DATA EXTRACT ▸
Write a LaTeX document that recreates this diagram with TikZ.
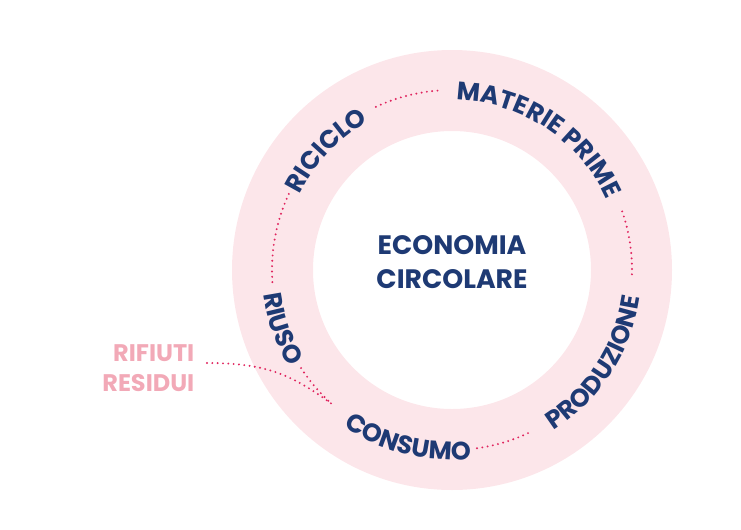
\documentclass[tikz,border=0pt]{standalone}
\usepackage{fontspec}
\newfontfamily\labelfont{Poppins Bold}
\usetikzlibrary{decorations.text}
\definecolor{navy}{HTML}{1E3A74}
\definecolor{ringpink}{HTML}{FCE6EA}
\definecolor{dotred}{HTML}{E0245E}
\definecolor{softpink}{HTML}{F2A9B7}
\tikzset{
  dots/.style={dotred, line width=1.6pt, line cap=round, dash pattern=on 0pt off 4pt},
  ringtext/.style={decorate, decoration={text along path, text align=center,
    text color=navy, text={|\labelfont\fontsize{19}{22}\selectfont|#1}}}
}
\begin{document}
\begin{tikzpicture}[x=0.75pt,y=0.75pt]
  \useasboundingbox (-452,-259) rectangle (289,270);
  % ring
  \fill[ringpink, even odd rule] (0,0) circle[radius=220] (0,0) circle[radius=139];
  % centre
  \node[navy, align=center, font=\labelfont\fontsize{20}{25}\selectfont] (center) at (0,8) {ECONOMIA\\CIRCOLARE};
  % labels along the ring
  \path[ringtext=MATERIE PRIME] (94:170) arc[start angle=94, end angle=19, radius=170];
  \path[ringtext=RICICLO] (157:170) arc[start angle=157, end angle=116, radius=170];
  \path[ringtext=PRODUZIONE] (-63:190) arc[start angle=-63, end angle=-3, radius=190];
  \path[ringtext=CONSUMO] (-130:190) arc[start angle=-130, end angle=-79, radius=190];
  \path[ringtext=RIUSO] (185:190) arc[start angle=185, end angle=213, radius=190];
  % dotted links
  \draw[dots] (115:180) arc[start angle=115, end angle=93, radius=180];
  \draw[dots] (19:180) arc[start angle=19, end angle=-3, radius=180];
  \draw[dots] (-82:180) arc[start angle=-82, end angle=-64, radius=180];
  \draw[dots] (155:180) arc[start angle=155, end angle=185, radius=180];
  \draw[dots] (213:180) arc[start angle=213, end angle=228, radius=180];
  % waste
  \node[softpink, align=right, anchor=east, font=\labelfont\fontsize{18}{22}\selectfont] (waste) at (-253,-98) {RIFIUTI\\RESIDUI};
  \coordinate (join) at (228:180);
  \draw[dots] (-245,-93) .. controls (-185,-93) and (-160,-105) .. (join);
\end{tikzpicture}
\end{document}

AIM ▸
Repeat the lines above exactly, and keep every picture out.

ANSWER IN FULL ▸
Write a LaTeX document that recreates this diagram with TikZ.
\documentclass[tikz,border=0pt]{standalone}
\usepackage{fontspec}
\newfontfamily\labelfont{Poppins Bold}
\usetikzlibrary{decorations.text}
\definecolor{navy}{HTML}{1E3A74}
\definecolor{ringpink}{HTML}{FCE6EA}
\definecolor{dotred}{HTML}{E0245E}
\definecolor{softpink}{HTML}{F2A9B7}
\tikzset{
  dots/.style={dotred, line width=1.6pt, line cap=round, dash pattern=on 0pt off 4pt},
  ringtext/.style={decorate, decoration={text along path, text align=center,
    text color=navy, text={|\labelfont\fontsize{19}{22}\selectfont|#1}}}
}
\begin{document}
\begin{tikzpicture}[x=0.75pt,y=0.75pt]
  \useasboundingbox (-452,-259) rectangle (289,270);
  % ring
  \fill[ringpink, even odd rule] (0,0) circle[radius=220] (0,0) circle[radius=139];
  % centre
  \node[navy, align=center, font=\labelfont\fontsize{20}{25}\selectfont] (center) at (0,8) {ECONOMIA\\CIRCOLARE};
  % labels along the ring
  \path[ringtext=MATERIE PRIME] (94:170) arc[start angle=94, end angle=19, radius=170];
  \path[ringtext=RICICLO] (157:170) arc[start angle=157, end angle=116, radius=170];
  \path[ringtext=PRODUZIONE] (-63:190) arc[start angle=-63, end angle=-3, radius=190];
  \path[ringtext=CONSUMO] (-130:190) arc[start angle=-130, end angle=-79, radius=190];
  \path[ringtext=RIUSO] (185:190) arc[start angle=185, end angle=213, radius=190];
  % dotted links
  \draw[dots] (115:180) arc[start angle=115, end angle=93, radius=180];
  \draw[dots] (19:180) arc[start angle=19, end angle=-3, radius=180];
  \draw[dots] (-82:180) arc[start angle=-82, end angle=-64, radius=180];
  \draw[dots] (155:180) arc[start angle=155, end angle=185, radius=180];
  \draw[dots] (213:180) arc[start angle=213, end angle=228, radius=180];
  % waste
  \node[softpink, align=right, anchor=east, font=\labelfont\fontsize{18}{22}\selectfont] (waste) at (-253,-98) {RIFIUTI\\RESIDUI};
  \coordinate (join) at (228:180);
  \draw[dots] (-245,-93) .. controls (-185,-93) and (-160,-105) .. (join);
\end{tikzpicture}
\end{document}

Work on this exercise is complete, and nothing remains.